December 1893: The British public was outraged when Arthur Conan Doyle published a story in which Sherlock Holmes apparently died.
March 25, 1894: Coxey's Army, a march to protest unemployment that was largely the result of the Panic of 1893, departed from Ohio on its way to Washington, D.C.
April 30, 1894: Coxey's Army reached Washington, D.C. and its leaders were arrested the next day.
May 1894: The Pullman Strike began, and spread throughout the summer before being put down by federal troops.
June 22, 1894: Pierre de Coubertin organized a meeting which led to the creation of the International Olympic Committee.
September 1894: The U.S. Congress designated the first Monday of September as a legal holiday to mark the contributions of labor, in part as a peace offering to the labor movement following the crackdown on the Pullman Strike.
February 20, 1895: Abolitionist author Frederick Douglass died in Washington, D.C. at the age of 77.
December 1895: President Grover Cleveland arranged for a White House Christmas tree lit with Edison electric bulbs.
Alfred Nobel, the inventor of dynamite, arranged in his will for his estate to fund the Nobel Prize.
January 15, 1896: Photographer Mathew Brady died in New York City.
April 1896: The first modern Olympic games, the idea of Pierre de Coubertin, are held in Athens, Greece.
May 18, 1896: The U.S. Supreme Court ruled in Plessy v.
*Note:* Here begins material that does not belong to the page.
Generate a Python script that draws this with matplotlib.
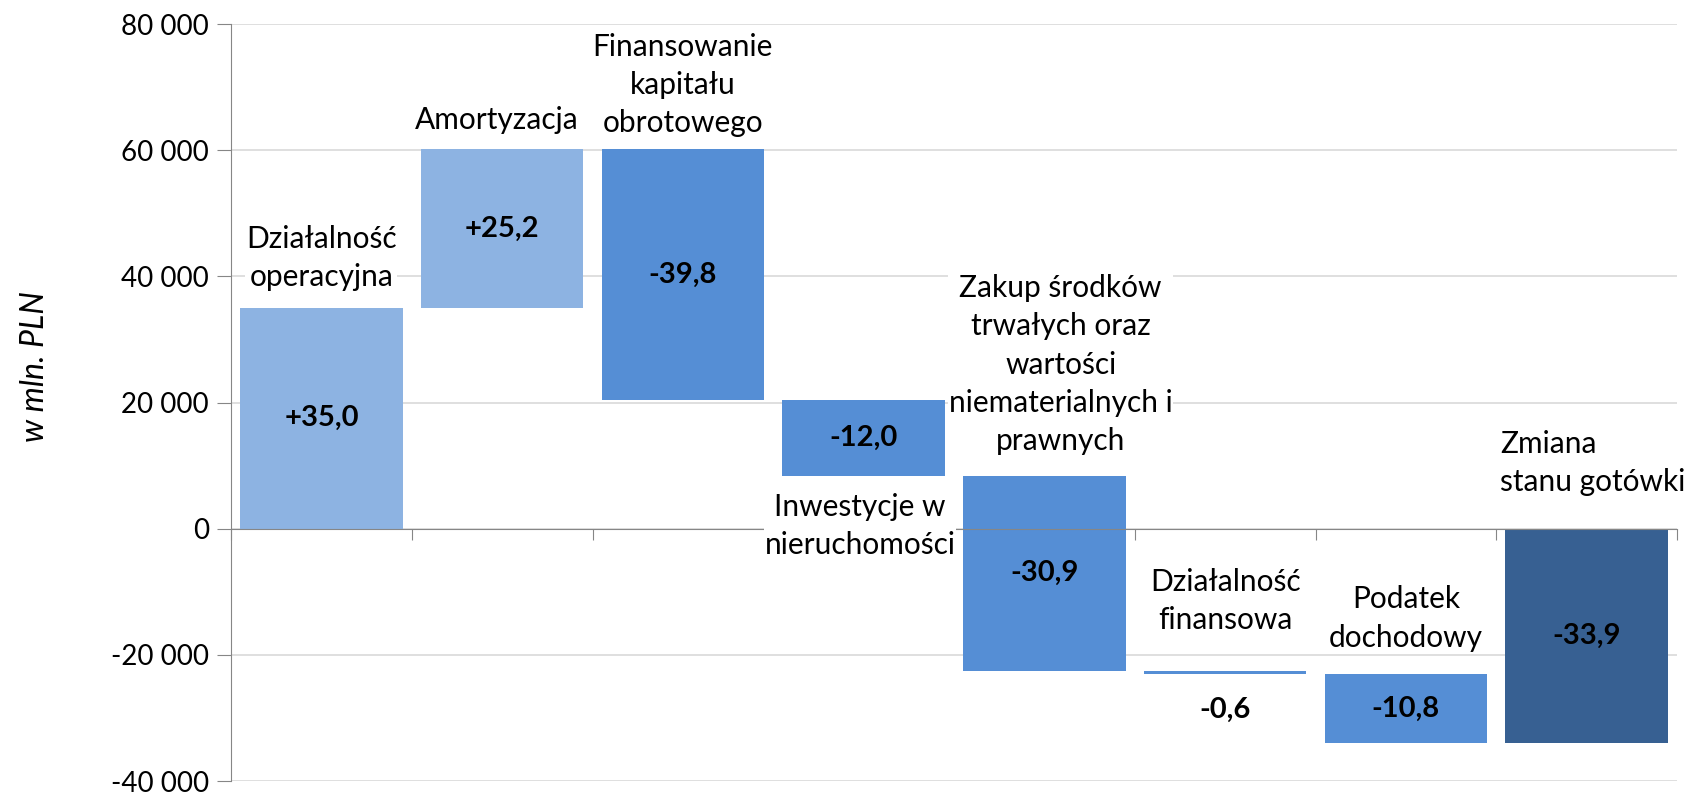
import matplotlib
matplotlib.use('Agg')
import matplotlib.pyplot as plt
from matplotlib.ticker import FuncFormatter, FixedLocator
import numpy as np

plt.rcParams['font.family'] = ['Lato', 'DejaVu Sans']

# waterfall data (w mln. PLN)
categories = ['Działalność\noperacyjna', 'Amortyzacja', 'Finansowanie\nkapitału\nobrotowego',
              'Inwestycje w\nnieruchomości',
              'Zakup środków\ntrwałych oraz\nwartości\nniematerialnych i\nprawnych',
              'Działalność\nfinansowa', 'Podatek\ndochodowy', 'Zmiana\nstanu gotówki']
changes = [35000, 25200, -39800, -12000, -30900, -600, -10800]
total = -33900
value_labels = ['+35,0', '+25,2', '-39,8', '-12,0', '-30,9', '-0,6', '-10,8', '-33,9']
bar_colors = ['#8DB3E2', '#8DB3E2', '#558ED5', '#558ED5', '#558ED5', '#558ED5', '#558ED5', '#376092']
# where the category names sit (label centre, data units) and small x nudges
name_y = [42930, 64790, 70330, 400, 25980, -11480, -14260, 10380]
name_dx = [0, -0.03, 0, -0.02, 0.09, 0, 0, -0.48]

ends = np.cumsum(changes)
starts = ends - np.array(changes)
bottoms = list(starts) + [0]
heights = list(changes) + [total]
x = np.arange(len(categories))

fig = plt.figure(figsize=(16.92, 7.92), dpi=100)
ax = fig.add_axes([231/1692, 11/792, 1446/1692, 757/792])

ax.bar(x, heights, bottom=bottoms, width=0.9, color=bar_colors, zorder=2)

for i in range(len(categories)):
    mid = bottoms[i] + heights[i] / 2
    if abs(heights[i]) < 2000:
        mid = bottoms[i] + heights[i] - 5700
    ax.text(x[i], mid, value_labels[i], ha='center', va='center',
            fontsize=21, fontweight='bold', zorder=4)
    al = 'left' if i == len(categories) - 1 else 'center'
    ax.text(x[i] + name_dx[i], name_y[i], categories[i],
            ha=al, va='center', multialignment=al, fontsize=21.5, linespacing=1.45,
            bbox=dict(facecolor='white', edgecolor='none', pad=0.5), zorder=3)

ax.set_xlim(-0.5, len(categories) - 0.5)
ax.set_ylim(-40000, 80000)
ax.set_yticks(np.arange(-40000, 80001, 20000))
ax.yaxis.set_major_formatter(FuncFormatter(lambda v, p: f'{v:,.0f}'.replace(',', ' ')))
ax.xaxis.set_major_locator(FixedLocator(np.arange(-0.5, len(categories), 1.0)))
ax.set_xticklabels([])
ax.grid(True, axis='y', color='#D9D9D9', lw=1.2, zorder=0)
ax.set_axisbelow(True)

for s in ['top', 'right']:
    ax.spines[s].set_visible(False)
ax.spines['bottom'].set_position(('data', 0))
ax.spines['bottom'].set_color('#868686')
ax.spines['left'].set_color('#868686')
ax.spines['bottom'].set_zorder(2.5)
ax.tick_params(axis='y', length=10, color='#868686', labelsize=20, pad=6)
ax.tick_params(axis='x', length=8, color='#868686', direction='out')

ax.set_ylabel('w mln. PLN', fontsize=23, style='italic')
ax.yaxis.set_label_coords(-0.125, 0.548)

fig.savefig('out.png', dpi=100)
Ferguson that the "separate but equal" principle of Jim Crow laws in the segregated American South is legal.
July 1, 1896: Harriet Beecher Stowe, author of Uncle Tom's Cabin, died in Hartford, Connecticut at the age of 85.
November 3, 1896: William McKinley was elected president of the United States, defeating William Jennings Bryan.
December 10, 1896: Alfred Nobel, the inventor of dynamite and benefactor of the Nobel Prize, died in Italy at the age of 63.
March 4, 1897: William McKinley was inaugurated as president of the United States.
July 1897: The Klondike Gold Rush began in Alaska.
February 15, 1898: The American battleship U.S.S. Maine exploded in the harbor at Havana, Cuba, a mysterious event that will lead to the United States going to war with Spain.
April 25, 1898: The United States declared war on Spain.
May 1, 1898: At the Battle of Manila Bay, an American fleet in the Philippines defeated a Spanish naval force.
May 19, 1898: William Ewart Gladstone, former prime minister of Britain, died in Wales at the age of 88.
July 1, 1898: At the Battle of San Juan Hill, Col. Theodore Roosevelt and his "Rough Riders" charged Spanish positions.
July 30, 1898: German statesman Otto von Bismarck died at the age of 88.
July 1899: Newsboys in New York City went on strike for several weeks in a significant action related to child labor.
July 18, 1899: Writer Horatio Alger died in Massachusetts at the age of 67.